The point here is if we all sit here and just say there are no such thing as trends you effectively are saying that the future is unknowable which doesn’t help anyone. It effectively leaves us with the IPCCs model lines out to 2100 as the only people with skin in the game.
Whats science all about if it isnt putting up a speculative hypothesis and seeing how it works out – there is no value in waiting until the end of the universe and saying Oh, so that what happened!

mitigatedsceptic
October 18, 2013 4:15 am

If every event is causally related to every other event, past or present, forming a compete model is a forbiddingly large enterprise. Worse if the causal relations are non-linear. In brief – trends and models are just masks to conceal our ignorance. However all is not lost – we can and do form very accurate predictions – so accurate that they are ALWAYS correct.
If I am x% (it does not matter what value ‘x’ has – this does not affect the accuracy of our prediction) certain that the sun will or will not rise tomorrow.

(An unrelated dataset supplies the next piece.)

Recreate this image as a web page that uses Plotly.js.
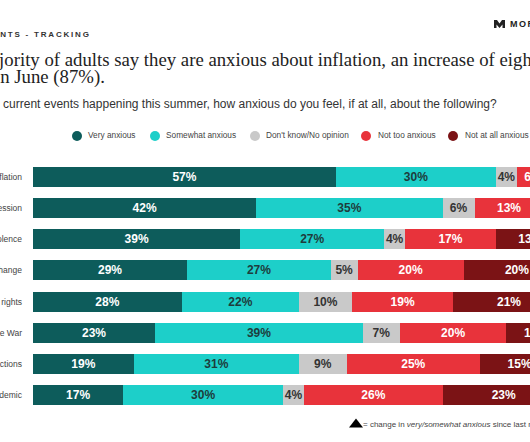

So long as I do not claim perfect knowledge or absolute certainty, I shall always produce correct predictions; even better, I can never produce wrong ones!
This is why IPCC and all the other quacks playing with models/ and trends to produce forecasts/predictions can continue to syphon money from tax payers – they are never wrong! Even if their predictions never correspond to the events, they can (and do) claim increased confidence in the skill of their models and they can justify whatever causal relations they may fancy – yes – even that Great Greenhouse in the Sky!

Karl
October 18, 2013 4:16 am

Ted
We do actually have no idea what will happen next based on the trend. The trend is simply a statistical analysis of the data set. It includes no context, simply an equation that is defined by the data. —- It contains nothing useful with respect to predicting the next measurement – zip, zero, nada.
Models, OTOH, are sometimes useful predictors of future behavior, measurements, values, or occurances, depending upon the fidelity by which they capture/represent the phenomena they are modeling.
All too often — even after a correct explanation, people CONFLATE the predictive ability of models and trends.

Jan Smit
October 18, 2013 4:21 am


Point taken, sorry for being so sloppy! However, it was only meant as joke about how statistics can be used to assert any nonsense (hence the winking smiley). But I consider myself suitably chastised…
Here’s a good link to support acementhead’s correction of my spurious nonsense:
http://www.prb.org/Publications/Articles/2002/HowManyPeopleHaveEverLivedonEarth.aspx
Do you agree though, acementhead, that statistics can and are used to support all manner of claptrap?

tom0mason
October 18, 2013 4:23 am

Predicting future trends ain’t what it used to be!

Samuel C Cogar
October 18, 2013 4:24 am

mhx says:
October 18, 2013 at 2:06 am
“Suppose that a car at a distance of 500 meters starts driving in your direction and for 490 meters it drives in a straight line at constant velocity. What would you do? “
—————
I would predict that the right-front tire would “blow-out” at the 492 meter mark and the car would veer off the road and crash. That is unless my earlier prediction proved to be correct that it would run out of fuel at the 491 meter mark. 🙂
Predicting earth’s climate for the next 100 years is akin to predicting Super Bowl or NBA winners for the next 10 years. Iffen you think you can, …. go for it, ……. place your “bets” today.
If one could magically remove all of the CO2 from the atmosphere there would be no measurable effect/change in the near-surface air temperatures and that is because 398 molecules of CO2 are irrelevant when intermixed with 20,000 to 40,000 molecules of H2O vapor.
Thermal energy in the near-surface atmosphere is NOT cumulative from one (1) week to the next and surely not one (1) year to the next.

Paul Mackey
October 18, 2013 4:39 am

Long Term Capital Mamangement……enough said.